Local residents bag bears on trip to Alaskan island

For a group of Kingman residents, a spring hunt for bears at Prince-Of-Wales island in Alaska proved to be very successful.

On the trip were Hank Nolte, Troy Nolte, Ray Meins Jr., Steve Neuberger, Loren Christensen, Shane Moline and Jeff Rhodes.

The group flew in stages to the island, which is the third largest is the United States.

Their flights to the northland started out in Las Vegas, with a stopover in Seattle.

Then it was on to Ketchikan, Alaska.

From there they took a two-hour floatplane ride to Coffman Cove on the island.

While the main industry on the island is fishing, the locals have learned that in the spring, bear hunters become a very vital part of their economy.
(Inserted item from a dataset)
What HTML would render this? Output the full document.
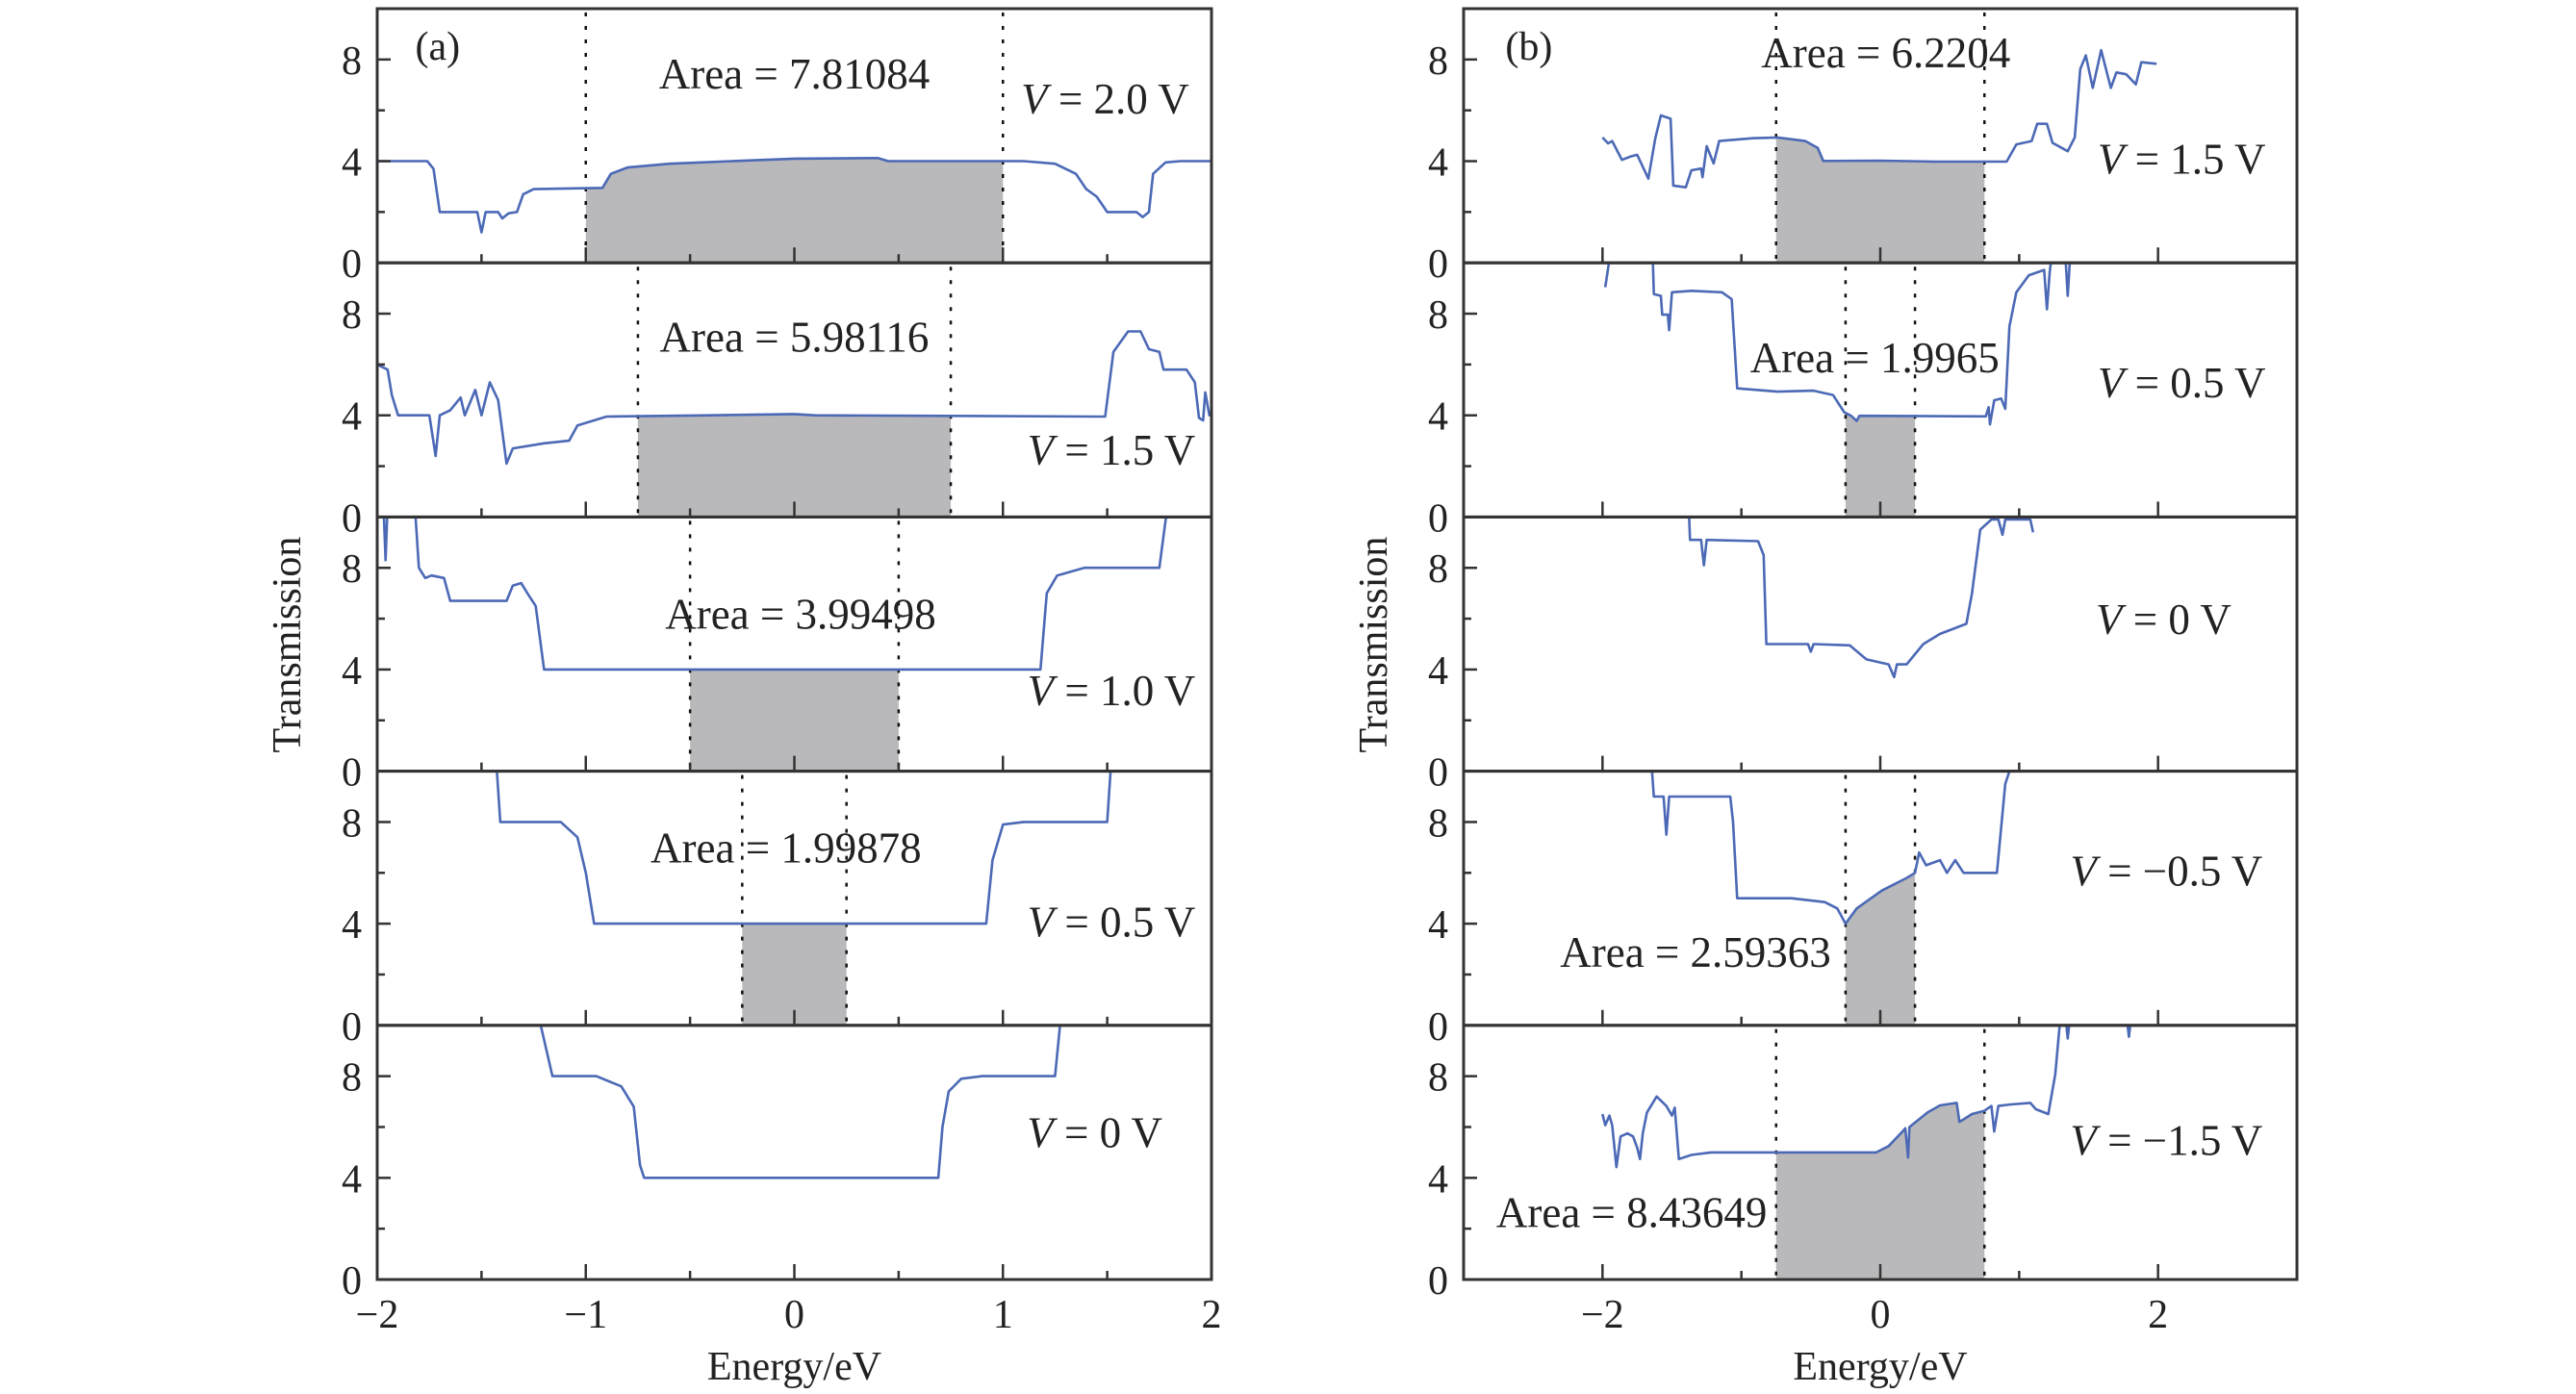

The group rented a mobile home in Coffman Cove as their base camp.

Groceries had to be brought in by plane and weren't cheap.

For several in the group, including Rhodes and Moline, it was their first out-of-state hunting trip.

While a number of the hunters on the trip decided to use bows and arrows, several of the hunters, including Meins and Rhodes, decided to use centerfire rifles while in search of the big black bruins.

Rhodes and Moline said they saw bears every day.

"I saw big bears, small bears and even cubs," said Rhodes.

Besides the bears, Rhodes saw whales, seals, otters, one wolf, geese, ducks, and even blue herons while on the hunt.

The methods that were used by the hunters varied.

The bowhunters used bait stations to try and lure the always-hungry bears into range.

The rifle hunters tried using varmint calls and glassing with binoculars to find their prey.

Hunters got to their hunting areas by using small skiffs or by pickup trucks.

Then it was hiking into the thick woods that were covered in bear trails.

This time of the year, the days are long.

The sun came up at 4 a.m.

and didn't set until after 9 p.m.

The hunters took advantage of the long days while pursuing the bears.

Everyone one the trip had a chance to bag a bear and most did.

Rhodes said that five bears were taken during the hunt.

The lucky hunters included Hank Nolte, Neuberger, Meins, Moline and Rhodes.

All the bears taken were boars.

Rhodes said that Moline took a bear that Troy Nolte had passed on the last day he was hunting.

That bear turned out to be the second largest taken on the hunt, and may make the prestigious Boone & Crockett record book.

Neuberger got the honors of the largest bear taken, and he bagged that one with a bow.

The bear green-scored 20 inches.

Moline's bear was also taken with a bow.

Moline made a one-shot kill at 44 yards.

His bear green-scored 20-1/8 inches.

Rhodes said that the only bad side of the trip were the bugs.

"There were mosquitoes and black flies everywhere.

They just ate you up, no matter what you put on," he said.

Rhodes said that even though the hides of the bears had been rubbed, he is still going to have a rug made out of his bear.

"That was a trip I'll never forget," Rhodes said.

Moline said that he too enjoyed the trip and was excited about bagging his first bear.

"There is a lot of wildlife up there," he said.